伴侶のことを英語で「Better harf(ベターハーフ)」と言いますが、まさしく半身を欠損してしまったような状態であると言えるかも知れません。
その程度は二人のリズムの共鳴度合いによるので人さまざまですが、それでもポッカリ穴が空いてしまった状態であることに変わりはありません。
そんなとき、たとえば足を失った者が義足(装具)を付けてもう一度歩く練習をし始めるように、愛する人を亡くした際には、人間は集団で「葬礼」という儀式を行なうことによって、遺された者の失われてしまったリズムの代替として挿入し、ポッカリ空いてしまった穴を補完するのです。
儀礼には、古人の経験から導き出された最適なリズムが、伝統やルーティンとして埋め込まれていますから、それがいわば「こころの装具」となって当面の間を乗り切れるよう補完してくれるのです。
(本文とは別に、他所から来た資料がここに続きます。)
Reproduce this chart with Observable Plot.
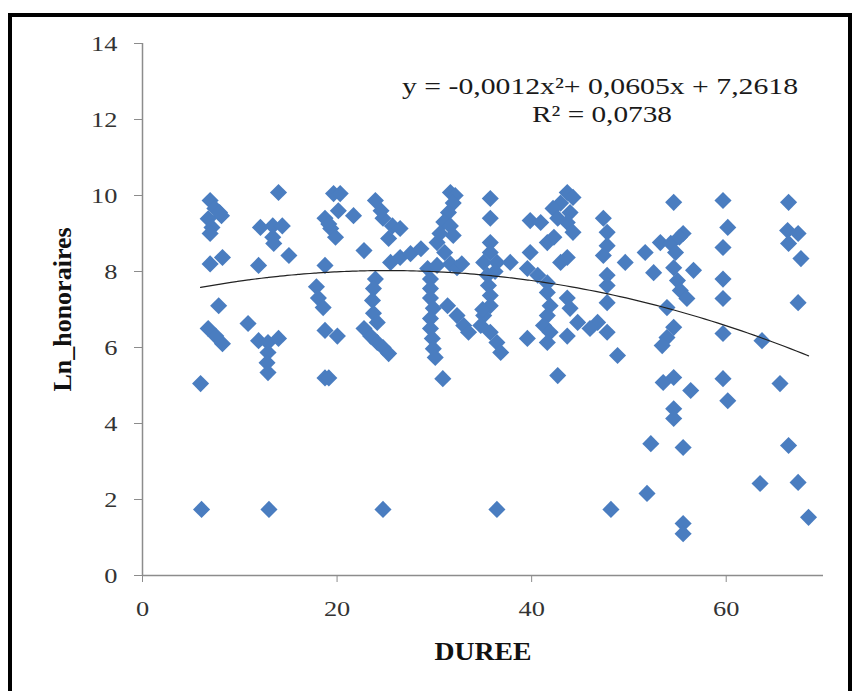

こういうときにはこうしなさい、七日後にはこうしなさい、四十九日にこうしなさいと、遺された者はそのさまざまに定められたルーティンをワークしてゆくことによって、心身のリズムを保ち、とりあえずの生活を支えてもらうのです。
そうして「こころの装具」によって補完されたリズムの中で、とりあえずの生活を維持しながら、人はゆっくりと心身を保つ力を快復させてゆくのです。
4.もう一度リズムが動き出す
あまりに強い打撲というのは、それ自体を受け止めきれずに、感覚や記憶が麻痺してしまいます。言ってみれば時間が止まります。
「あのときから時計の針が止まったまま」とは、よく文学的表現で使われる言い回しですが、まさしく本当にそのまんまなのです。その瞬間から時間の流れが消えてしまうのです。リズムが刻まれなくなるのです。
同じところでぐるぐるして先へ進まなくなります。世界から自分だけ置いて行かれます。あらゆる生命プロセスが停滞し、留まり、こわばります。
場合によっては、そのまま「常世(時間の無い世界)」へと旅立ってしまうことだってあるかも知れません。
そんな事態を避けるためにも、葬礼ではルーティンによって「こころの装具」をあてがうのと同時に、喪失した「死者の姿」を活き活きと語り直すということが行なわれます。
ともに飲み食いなどしながら、遺された者たちみんなで、まるでその人が目の前にいるかのようにひたすらに語り挙げることで、遺された者たちのポッカリ空いてしまった穴を埋めてゆく、そんな営みが行なわれます。
それは、いなくなってしまった者の「死語の生」についてのお話であったり、あるいは「生前の思い出」についてのお話であったりするでしょう。
それは「弔い」であり、「言祝ぎ」であり、「治癒」なのです。
「物語の語り直し」であり、「物語のつなぎ直し」であるのです。
遺された者たちは、そのような営みに支えられながら、自分の中にポッカリ空いてしまった穴ときちんと向き合う準備をし、そうしてそこに気を向けてしっかりと「気締め(けじめ)」をつけてゆくのです。
そうやって「気締め」をつけることができて初めて、人は自分の中にポッカリ空いてしまった穴に対して、もう一度そこに血管を伸ばし、神経を伸ばし、活き活きと息を吸い込み、感覚しなおす必要があることを自覚します。
それを「自ら行なわなくてはならない」ということも…。
そうして、その「ポッカリ空いた穴のカタチ」は、まさしく「自分を支えてくれていた人(モノ)のカタチ」であることに感じ入りながら、「愛する人(モノ)が、私の一部を補ってくれていた」という事実を噛みしめながら、自分の意志で、そこを埋め直してゆくのです。
ゆっくりと、同じくらいの時間をかけて、喪失したこともまた包み込みながら、そこから生まれる新しいリズムを紡ぎ出してゆくのです。そうして、もう一度リズムが動き出すのです。
それが私たちの「弔い」という儀式であり、「治癒」というプロセスであり、そして「生きる」ということなのです。